If we make about 3000cc/ min we might have enough fuel in a stock head for up to 500fwhp if we can keep the air sensor plate from stalling. (another belief of mine).


I am believing the injector is a way to increase fuel.

However, so is a much higher system pressures than we are running as long as we have the fuel pumps to support it.

Thus, the 1994 3.6 Turbo CIS injector might be the king of injectors.

It would be interesting to test a 3.3T against the 3.6T injector at stock System Pressure and see how much of an advantage it might yield.

Fun stuff.

OEM CIS injector capacities aren't an issue. They allow MUCH more fuel than required - with the IA fuel head & the Leask setup I can adjust the control pressure to allow tons more fuel than required....much more than required, top to bottom, for my 514HP 930.

Craig, part of the reason the injector question keeps coming up is because in some cases there may not be enough flow, and switching injectors would be easier than modifying the fuel head. For example, I have an SC CIS which is not flowing enough for my supercharge addition. If other injectors did the trick, then I'd be set. Otherwise, I have to modify my fuel head or get another one from a 930. Looks like you've got a great fuel setup and the HP to boot.

Given the dearth of CIS injector flow volumes, it's worthwhile to add data points on this whenever possible.

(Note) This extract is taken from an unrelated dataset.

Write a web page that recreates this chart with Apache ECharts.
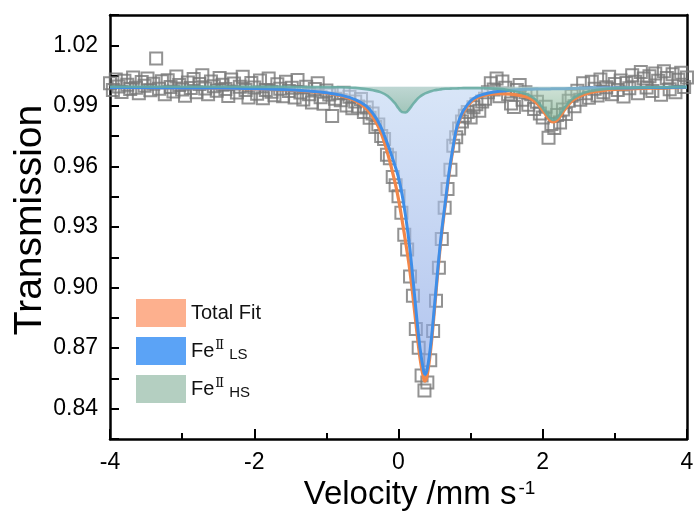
<!DOCTYPE html>
<html><head><meta charset="utf-8">
<script src="https://cdn.jsdelivr.net/npm/echarts@6/dist/echarts.min.js"></script>
<style>html,body{margin:0;padding:0;background:#fff}#c{width:697px;height:521px}</style>
</head><body><div id="c"></div>
<script>
// measured spectrum (velocity in mm/s, relative transmission)
const dataVelocity = [
-4,-3.96,-3.92,-3.88,-3.84,-3.8,-3.76,-3.72,-3.68,-3.64,
-3.6,-3.56,-3.52,-3.48,-3.44,-3.4,-3.36,-3.32,-3.28,-3.24,
-3.2,-3.16,-3.12,-3.08,-3.04,-3,-2.96,-2.92,-2.88,-2.84,
-2.8,-2.76,-2.72,-2.68,-2.64,-2.6,-2.56,-2.52,-2.48,-2.44,
-2.4,-2.36,-2.32,-2.28,-2.24,-2.2,-2.16,-2.12,-2.08,-2.04,
-2,-1.96,-1.92,-1.88,-1.84,-1.8,-1.76,-1.72,-1.68,-1.64,
-1.6,-1.56,-1.52,-1.48,-1.44,-1.4,-1.36,-1.32,-1.28,-1.24,
-1.2,-1.16,-1.12,-1.08,-1.04,-1,-0.96,-0.92,-0.88,-0.84,
-0.8,-0.76,-0.72,-0.68,-0.64,-0.6,-0.56,-0.52,-0.48,-0.44,
-0.4,-0.36,-0.32,-0.28,-0.24,-0.2,-0.16,-0.12,-0.08,-0.04,
0,0.04,0.08,0.12,0.16,0.2,0.24,0.28,0.32,0.36,
0.4,0.44,0.48,0.52,0.56,0.6,0.64,0.68,0.72,0.76,
0.8,0.84,0.88,0.92,0.96,1,1.04,1.08,1.12,1.16,
1.2,1.24,1.28,1.32,1.36,1.4,1.44,1.48,1.52,1.56,
1.6,1.64,1.68,1.72,1.76,1.8,1.84,1.88,1.92,1.96,
2,2.04,2.08,2.12,2.16,2.2,2.24,2.28,2.32,2.36,
2.4,2.44,2.48,2.52,2.56,2.6,2.64,2.68,2.72,2.76,
2.8,2.84,2.88,2.92,2.96,3,3.04,3.08,3.12,3.16,
3.2,3.24,3.28,3.32,3.36,3.4,3.44,3.48,3.52,3.56,
3.6,3.64,3.68,3.72,3.76,3.8,3.84,3.88,3.92,3.96,
4];
const dataTransmission = [
1.0012,0.9978,1.0031,0.9996,0.9969,1.0024,1.0005,0.9983,1.0041,0.9990,
0.9962,1.0018,0.9999,1.0036,0.9977,1.0009,1.0135,0.9985,1.0022,0.9957,
1.0027,0.9994,0.9971,1.0045,1.0003,0.9981,0.9950,1.0016,0.9989,1.0033,
0.9968,1.0008,1.0052,0.9986,0.9958,1.0021,0.9997,0.9975,1.0038,1.0004,
0.9983,0.9949,1.0030,1.0011,0.9966,0.9995,1.0044,0.9978,0.9942,1.0013,
0.9991,0.9960,1.0026,0.9938,0.9979,1.0035,0.9970,0.9952,1.0007,0.9985,
0.9948,1.0019,0.9973,0.9990,0.9941,1.0028,0.9966,0.9932,0.9995,0.9958,
0.9917,0.9984,1.0012,0.9943,0.9910,0.9976,0.9956,0.9850,0.9935,0.9962,
0.9928,0.9965,0.9902,0.9945,0.9888,0.9921,0.9897,0.9934,0.9869,0.9892,
0.9841,0.9862,0.9795,0.9808,0.9751,0.9736,0.9658,0.9641,0.9548,0.9507,
0.9452,0.9371,0.9262,0.9189,0.9055,0.8960,0.8795,0.8702,0.8565,0.8490,
0.8530,0.8640,0.8785,0.8935,0.9098,0.9240,0.9395,0.9488,0.9583,0.9702,
0.9745,0.9788,0.9822,0.9851,0.9870,0.9842,0.9893,0.9908,0.9876,0.9921,
0.9935,0.9968,1.0012,0.9981,1.0036,0.9947,1.0021,0.9990,0.9958,0.9912,
0.9894,0.9978,1.0003,0.9930,0.9968,0.9905,0.9958,0.9885,0.9920,0.9862,
0.9842,0.9895,0.9742,0.9810,0.9790,0.9855,0.9818,0.9882,0.9860,0.9925,
0.9950,0.9898,0.9975,0.9930,1.0012,0.9962,0.9940,1.0020,0.9985,0.9951,
1.0031,0.9968,0.9992,1.0044,0.9957,1.0008,0.9979,1.0026,0.9946,1.0013,
0.9987,1.0052,1.0019,0.9962,1.0068,1.0035,0.9991,1.0047,0.9973,1.0060,
1.0024,0.9955,1.0072,1.0038,0.9982,1.0056,0.9968,1.0029,1.0064,0.9994,
1.0041];

// fitted components
const fitVelocity = [-4,-3,-2.5,-2,-1.6,-1.3,-1,-0.8,-0.6,-0.45,-0.35,-0.25,-0.15,-0.05,0,0.05,0.1,0.15,0.2,0.25,0.3,0.35,0.37,0.4,0.45,0.5,0.55,0.6,0.65,0.7,0.75,0.8,0.85,0.9,1,1.1,1.25,1.4,1.55,1.7,1.8,1.9,2,2.05,2.1,2.15,2.2,2.25,2.3,2.4,2.5,2.65,2.85,3.1,3.5,4];
const totalFit = [0.9991,0.9989,0.9988,0.9984,0.9980,0.9973,0.9963,0.9950,0.9925,0.9888,0.9842,0.9773,0.9664,0.9523,0.9438,0.9334,0.9222,0.9104,0.8958,0.8795,0.8646,0.8547,0.8537,0.8569,0.8704,0.8894,0.9097,0.9271,0.9415,0.9558,0.9673,0.9772,0.9830,0.9870,0.9917,0.9941,0.9956,0.9961,0.9958,0.9951,0.9941,0.9919,0.9878,0.9852,0.9829,0.9820,0.9830,0.9853,0.9879,0.9922,0.9946,0.9965,0.9977,0.9983,0.9988,0.9991];
const lsFit = [0.9991,0.9989,0.9988,0.9985,0.9981,0.9975,0.9965,0.9953,0.9931,0.9900,0.9860,0.9800,0.9710,0.9605,0.9545,0.9460,0.9350,0.9215,0.9045,0.8860,0.8695,0.8584,0.8570,0.8598,0.8727,0.8912,0.9112,0.9283,0.9425,0.9568,0.9682,0.9781,0.9838,0.9877,0.9924,0.9948,0.9964,0.9972,0.9977,0.9981,0.9982,0.9983,0.9984,0.9984,0.9984,0.9985,0.9985,0.9985,0.9985,0.9986,0.9987,0.9988,0.9989,0.9989,0.9991,0.9992];
const hsFit = [0.9995,0.9995,0.9995,0.9994,0.9994,0.9993,0.9993,0.9992,0.9989,0.9983,0.9977,0.9968,0.9949,0.9913,0.9888,0.9869,0.9867,0.9884,0.9908,0.9930,0.9946,0.9958,0.9962,0.9966,0.9972,0.9977,0.9980,0.9983,0.9985,0.9985,0.9986,0.9986,0.9987,0.9988,0.9988,0.9988,0.9987,0.9984,0.9976,0.9965,0.9954,0.9931,0.9889,0.9863,0.9840,0.9830,0.9840,0.9863,0.9889,0.9931,0.9954,0.9972,0.9983,0.9989,0.9992,0.9994];
const fitBaseline = 0.9995;

const seriesNames = ['Total Fit', 'FeII LS', 'FeII HS'];
const xTickLabels = [-4, -2, 0, 2, 4];
const yTickLabels = ['0.84','0.87','0.90','0.93','0.96','0.99','1.02'];

const FONT = "'Liberation Sans', Arial, sans-serif";
const pairs = (xs, ys) => xs.map((x, i) => [x, ys[i]]);

const chart = echarts.init(document.getElementById('c'), null, {renderer: 'canvas'});
const axisLine = {show: true, onZero: false, lineStyle: {color: '#000', width: 2.5}};

chart.setOption({
  animation: false,
  backgroundColor: '#fff',
  grid: {left: 110, right: 10, top: 15, bottom: 82, containLabel: false, outerBoundsMode: 'none'},
  legend: {
    orient: 'vertical', left: 136, top: 299, padding: 0,
    itemWidth: 50, itemHeight: 28, itemGap: 10,
    data: [
      {name: seriesNames[0], icon: 'rect', itemStyle: {color: '#FDB08E', borderWidth: 0}},
      {name: seriesNames[1], icon: 'rect', itemStyle: {color: '#5BA3F6', borderWidth: 0}},
      {name: seriesNames[2], icon: 'rect', itemStyle: {color: '#B4CFC1', borderWidth: 0}}
    ],
    formatter: n => n === seriesNames[0] ? '{b|' + n + '}' : '{b|Fe}{sup|Ⅱ}{sub|' + n.split(' ')[1] + '}',
    textStyle: {
      fontFamily: FONT, fontSize: 20, color: '#111',
      rich: {
        b: {fontFamily: FONT, fontSize: 20, color: '#111', padding: [0, 0, 0, 0]},
        sup: {fontFamily: "'DejaVu Serif', 'Noto Sans CJK SC', serif", fontSize: 13, color: '#111', verticalAlign: 'top', padding: [0, 1, 10, 1]},
        sub: {fontFamily: FONT, fontSize: 15, color: '#111', verticalAlign: 'bottom', padding: [8, 0, 0, 4]}
      }
    },
    selectedMode: false
  },
  xAxis: [{
    type: 'value', min: -4, max: 4, interval: 2,
    axisLine: axisLine,
    axisTick: {show: true, inside: true, length: 10, lineStyle: {color: '#000', width: 2}},
    minorTick: {show: true, splitNumber: 2, length: 6, lineStyle: {color: '#000', width: 2}},
    axisLabel: {show: true, margin: 12, fontFamily: FONT, fontSize: 23, color: '#000',
      formatter: v => xTickLabels.includes(v) ? String(v) : ''},
    splitLine: {show: false}, minorSplitLine: {show: false},
    name: 'Velocity /mm s{sup|-1}', nameLocation: 'middle', nameGap: 33,
    nameTextStyle: {fontFamily: FONT, fontSize: 33, color: '#000', padding: [0, 0, 0, 42],
      rich: {sup: {fontFamily: FONT, fontSize: 19, color: '#000', verticalAlign: 'top', padding: [0, 0, 14, 2]}}}
  }, {
    type: 'value', min: -4, max: 4, position: 'top',
    axisLine: axisLine, axisTick: {show: false}, axisLabel: {show: false}, splitLine: {show: false}
  }],
  yAxis: [{
    type: 'value', min: 0.825, max: 1.035, interval: 0.015,
    axisLine: axisLine,
    axisTick: {show: true, inside: true, length: 9, lineStyle: {color: '#000', width: 2}},
    axisLabel: {show: true, margin: 12, fontFamily: FONT, fontSize: 23, color: '#000',
      formatter: v => { const s = v.toFixed(2); return (Math.round(v / 0.015) % 2 === 0 && yTickLabels.includes(s)) ? s : ''; }},
    splitLine: {show: false},
    name: 'Transmission', nameLocation: 'middle', nameGap: 60, nameMoveOverlap: false,
    nameTextStyle: {fontFamily: FONT, fontSize: 39, color: '#000', padding: [0, 0, 0, 14]}
  }, {
    type: 'value', min: 0.825, max: 1.035, position: 'right',
    axisLine: axisLine, axisTick: {show: false}, axisLabel: {show: false}, splitLine: {show: false}
  }],
  series: [
    {
      name: 'data', type: 'scatter', z: 1,
      data: pairs(dataVelocity, dataTransmission),
      symbol: 'rect', symbolSize: 12,
      itemStyle: {color: 'rgba(255,255,255,0)', borderColor: '#777', borderWidth: 2}
    },
    {
      name: seriesNames[0], type: 'line', z: 3, smooth: 0.35, showSymbol: false,
      data: pairs(fitVelocity, totalFit),
      lineStyle: {color: '#F2874A', width: 3.2},
      itemStyle: {color: '#FDB08E'}
    },
    {
      name: seriesNames[1], type: 'line', z: 4, smooth: 0.35, showSymbol: false,
      data: pairs(fitVelocity, lsFit),
      lineStyle: {color: '#3F8EE8', width: 3},
      itemStyle: {color: '#5BA3F6'},
      areaStyle: {origin: fitBaseline, color: new echarts.graphic.LinearGradient(0, 0, 0, 1, [
        {offset: 0, color: 'rgba(190,212,242,0.85)'},
        {offset: 1, color: 'rgba(132,162,228,0.9)'}
      ])}
    },
    {
      name: seriesNames[2], type: 'line', z: 5, smooth: 0.35, showSymbol: false,
      data: pairs(fitVelocity, hsFit),
      lineStyle: {color: 'rgba(100,170,160,0.85)', width: 2.6},
      itemStyle: {color: '#B4CFC1'},
      areaStyle: {origin: fitBaseline, color: new echarts.graphic.LinearGradient(0, 0, 0, 1, [
        {offset: 0, color: 'rgba(170,203,182,0.8)'},
        {offset: 1, color: 'rgba(118,172,138,0.9)'}
      ])}
    }
  ]
});
</script></body></html>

Very doubtful, actually -- for a 930. I'd just like to help others not chase down different injectors for a 930 when not needed.
I ought to dig up my flow video and my numbers - they allow HUGE amounts of fuel.

A modified fuel head provides a shedload of fuel,; I am at 1 bar and I use the Leask device to significantly dial back the fuel.
I'd bank on being able to run 1.2 bar and have plenty; at one time I adjusted things to 1.1 bar and still a TON of fuel available.

+1 Craig, it's in the fuel head. The injectors have no metering function, They operate at a constant pressure. The needle valve in the injector vibrates at different rates as the flow changes thus maintaining the constant system pressure. In other words if you can't get the flow through the fuel head don't expect more through different injectors.